As a Portlander, there are certain expectations. We're supposed to be ruddy-cheeked, always willing to scale the crest through the pines. If you're not really that sort of person—if you're more at home navigating the wine list, if your parents took you to the theater instead of the woods—well, you fake it.

And so a long time ago, someone I used to know talked me into visiting the 103-year-old Bagby Hot Springs during February. I responded with a false familiarity with hiking and hot springs. Indeed, I may have presented myself as stoked.

Bridge to Bagby (Emily Joan Greene)
Bridge to Bagby (Emily Joan Greene)

To get to Bagby's complex of communal and private baths, you have to hike for 1.4 miles from the parking lot off a U.S. Forest Service road in Mount Hood National Forest. My wheezing, molding, late-'90s Saturn Ion did fine on the snow, but things got more arduous when we started hiking. One-point-four miles seems like forever in soaked denim and tennis shoes, with a creeping dread that your front is being exposed with every grimacing step.

The Collawash River roars alongside the trail. In the summer, you'll see candy bar wrappers on the side of the trail, but in the winter it's all white, gleaming where the sun peeks through.

(Emily Joan Greene)
(Emily Joan Greene)

After the longest 1.4 miles of my life, we arrive, heaving, at the complex of wooden baths and shacks serviced by the scalding water that bubbles up from the earth in this place.

Alcohol is forbidden at Bagby, but people still drink, of course, and a loud group of beer-drinking trekkers held court over the communal soaking tubs. We got a private tub, a hollowed-out log in a private room. There is a level of intimacy implied in sharing one of these tubs. It's not a great fit for a first or second or even third date.

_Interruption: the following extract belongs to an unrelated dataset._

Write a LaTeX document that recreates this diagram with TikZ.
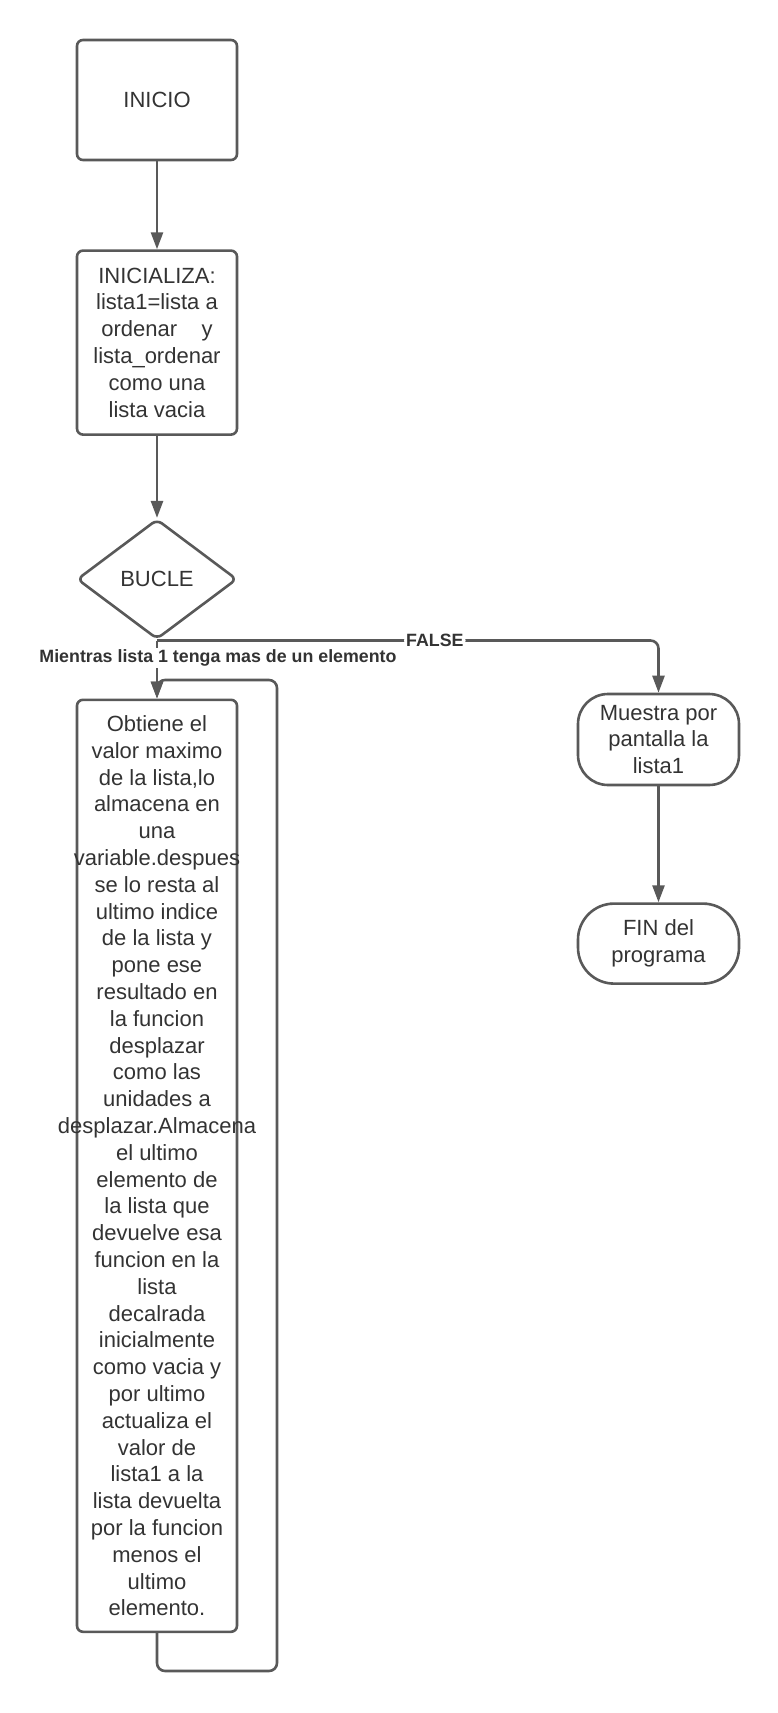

There I was, shivering, half-blue, trying to work up the mental jujitsu necessary to go get more freezing cold water to temper the scalding hot water coming out of the wooden slat as the pine tub filled up with steaming mineral water.

You aren't special here—the gnarled layers of graffiti, epitaphs and epithets scrawled on every wood surface makes ready proof of that. Bagby belongs to no one and everyone, built by dead men from another century connected to you through an unbroken trekking chain going up and down the trail. Your private moments are never private, even when you're the only person there.

(Grace Bevans)
(Grace Bevans)

The snow and ice crept into my sneakers as we hiked back down the hill, the chill lasting through the car ride back down the mountain.

We'd both visit the hot springs again, but never together.

That trip to Bagby made me ask and answer questions of myself: why I'd moved to Portland, and whether I was supposed to be here. Flannel doesn't make you a trekker. You can try to wear this city like a mask, but the frozen water warping the bottom of your jeans tells a different story.

For Jack London types, you human mountain goats with gaiters and Buck knives, there will always be Bagby in the snow. I am in awe of your bravery and your wind-kissed lust for life. Hike on with clean lungs and a full heart—I'll be here reading a magazine when you get back.

Two and a half hours from Portland: From I-205, take Exit 12A to OR-212 E/OR-224 E toward Clackamas. Drive east on Highway 224 through Estacada. Just past the Ripplebrook Guard Station, the highway turns into Road 46. Follow this for 4 miles to the junction of Road 63, turn right and travel 4 miles to Road 70. Turn right and follow Road 70 for 6 miles to the Bagby Trailhead. The walk is 1.5 miles. $5 per person.